GOAL :: Your copy of the material below should match it exactly, except that it holds no pictures.
-- Start SUPPLIED DATA --
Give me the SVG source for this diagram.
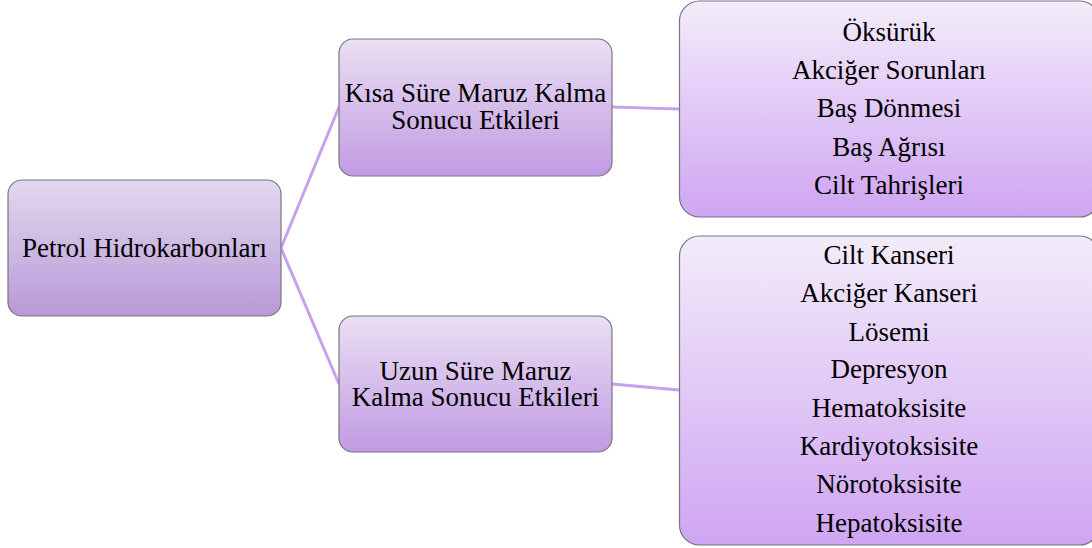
<svg xmlns="http://www.w3.org/2000/svg" width="1092" height="548" viewBox="0 0 1092 548">
<defs>
<linearGradient id="gMain" x1="0" y1="0" x2="0" y2="1">
<stop offset="0" stop-color="#E2D8EE"/>
<stop offset="1" stop-color="#B89AD7"/>
</linearGradient>
<linearGradient id="gMid" x1="0" y1="0" x2="0" y2="1">
<stop offset="0" stop-color="#EADFF3"/>
<stop offset="1" stop-color="#C19BE3"/>
</linearGradient>
<linearGradient id="gList" x1="0" y1="0" x2="0" y2="1">
<stop offset="0" stop-color="#F3ECFA"/>
<stop offset="1" stop-color="#CFA5F2"/>
</linearGradient>
</defs>
<style>
.box{stroke:#7A7480;stroke-width:1.2}
.t{font-family:"Liberation Serif","Times New Roman",serif;font-size:27px;fill:#000;text-anchor:middle}
.c{stroke:#C8A0F0;stroke-width:3;fill:none}
</style>
<g id="connectors">
<line class="c" x1="281" y1="248" x2="339" y2="107"/>
<line class="c" x1="281" y1="248" x2="339" y2="384"/>
<line class="c" x1="612" y1="107" x2="679" y2="109"/>
<line class="c" x1="612" y1="384" x2="679" y2="390"/>
</g>
<g id="root">
<rect class="box" x="8" y="180" width="273" height="136" rx="14" fill="url(#gMain)"/>
<text class="t" x="144.5" y="257">Petrol Hidrokarbonları</text>
</g>
<g id="short">
<rect class="box" x="339" y="39" width="273" height="137" rx="14" fill="url(#gMid)"/>
<text class="t" x="475.5" y="102">Kısa Süre Maruz Kalma</text>
<text class="t" x="475.5" y="129">Sonucu Etkileri</text>
</g>
<g id="long">
<rect class="box" x="339" y="316" width="273" height="136" rx="14" fill="url(#gMid)"/>
<text class="t" x="475.5" y="380">Uzun Süre Maruz</text>
<text class="t" x="475.5" y="406">Kalma Sonucu Etkileri</text>
</g>
<g id="shortList">
<rect class="box" x="679.5" y="1" width="420" height="216" rx="20" fill="url(#gList)"/>
<text class="t" x="889" y="41">Öksürük</text>
<text class="t" x="889" y="79">Akciğer Sorunları</text>
<text class="t" x="889" y="117">Baş Dönmesi</text>
<text class="t" x="889" y="156">Baş Ağrısı</text>
<text class="t" x="889" y="194">Cilt Tahrişleri</text>
</g>
<g id="longList">
<rect class="box" x="679.5" y="236" width="420" height="309" rx="20" fill="url(#gList)"/>
<text class="t" x="889" y="264">Cilt Kanseri</text>
<text class="t" x="889" y="302">Akciğer Kanseri</text>
<text class="t" x="889" y="341">Lösemi</text>
<text class="t" x="889" y="378">Depresyon</text>
<text class="t" x="889" y="417">Hematoksisite</text>
<text class="t" x="889" y="455">Kardiyotoksisite</text>
<text class="t" x="889" y="493">Nörotoksisite</text>
<text class="t" x="889" y="532">Hepatoksisite</text>
</g>
</svg>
-- End SUPPLIED DATA --
ANSWER TO THIS TASK ::
Give me the SVG source for this diagram.
<svg xmlns="http://www.w3.org/2000/svg" width="1092" height="548" viewBox="0 0 1092 548">
<defs>
<linearGradient id="gMain" x1="0" y1="0" x2="0" y2="1">
<stop offset="0" stop-color="#E2D8EE"/>
<stop offset="1" stop-color="#B89AD7"/>
</linearGradient>
<linearGradient id="gMid" x1="0" y1="0" x2="0" y2="1">
<stop offset="0" stop-color="#EADFF3"/>
<stop offset="1" stop-color="#C19BE3"/>
</linearGradient>
<linearGradient id="gList" x1="0" y1="0" x2="0" y2="1">
<stop offset="0" stop-color="#F3ECFA"/>
<stop offset="1" stop-color="#CFA5F2"/>
</linearGradient>
</defs>
<style>
.box{stroke:#7A7480;stroke-width:1.2}
.t{font-family:"Liberation Serif","Times New Roman",serif;font-size:27px;fill:#000;text-anchor:middle}
.c{stroke:#C8A0F0;stroke-width:3;fill:none}
</style>
<g id="connectors">
<line class="c" x1="281" y1="248" x2="339" y2="107"/>
<line class="c" x1="281" y1="248" x2="339" y2="384"/>
<line class="c" x1="612" y1="107" x2="679" y2="109"/>
<line class="c" x1="612" y1="384" x2="679" y2="390"/>
</g>
<g id="root">
<rect class="box" x="8" y="180" width="273" height="136" rx="14" fill="url(#gMain)"/>
<text class="t" x="144.5" y="257">Petrol Hidrokarbonları</text>
</g>
<g id="short">
<rect class="box" x="339" y="39" width="273" height="137" rx="14" fill="url(#gMid)"/>
<text class="t" x="475.5" y="102">Kısa Süre Maruz Kalma</text>
<text class="t" x="475.5" y="129">Sonucu Etkileri</text>
</g>
<g id="long">
<rect class="box" x="339" y="316" width="273" height="136" rx="14" fill="url(#gMid)"/>
<text class="t" x="475.5" y="380">Uzun Süre Maruz</text>
<text class="t" x="475.5" y="406">Kalma Sonucu Etkileri</text>
</g>
<g id="shortList">
<rect class="box" x="679.5" y="1" width="420" height="216" rx="20" fill="url(#gList)"/>
<text class="t" x="889" y="41">Öksürük</text>
<text class="t" x="889" y="79">Akciğer Sorunları</text>
<text class="t" x="889" y="117">Baş Dönmesi</text>
<text class="t" x="889" y="156">Baş Ağrısı</text>
<text class="t" x="889" y="194">Cilt Tahrişleri</text>
</g>
<g id="longList">
<rect class="box" x="679.5" y="236" width="420" height="309" rx="20" fill="url(#gList)"/>
<text class="t" x="889" y="264">Cilt Kanseri</text>
<text class="t" x="889" y="302">Akciğer Kanseri</text>
<text class="t" x="889" y="341">Lösemi</text>
<text class="t" x="889" y="378">Depresyon</text>
<text class="t" x="889" y="417">Hematoksisite</text>
<text class="t" x="889" y="455">Kardiyotoksisite</text>
<text class="t" x="889" y="493">Nörotoksisite</text>
<text class="t" x="889" y="532">Hepatoksisite</text>
</g>
</svg>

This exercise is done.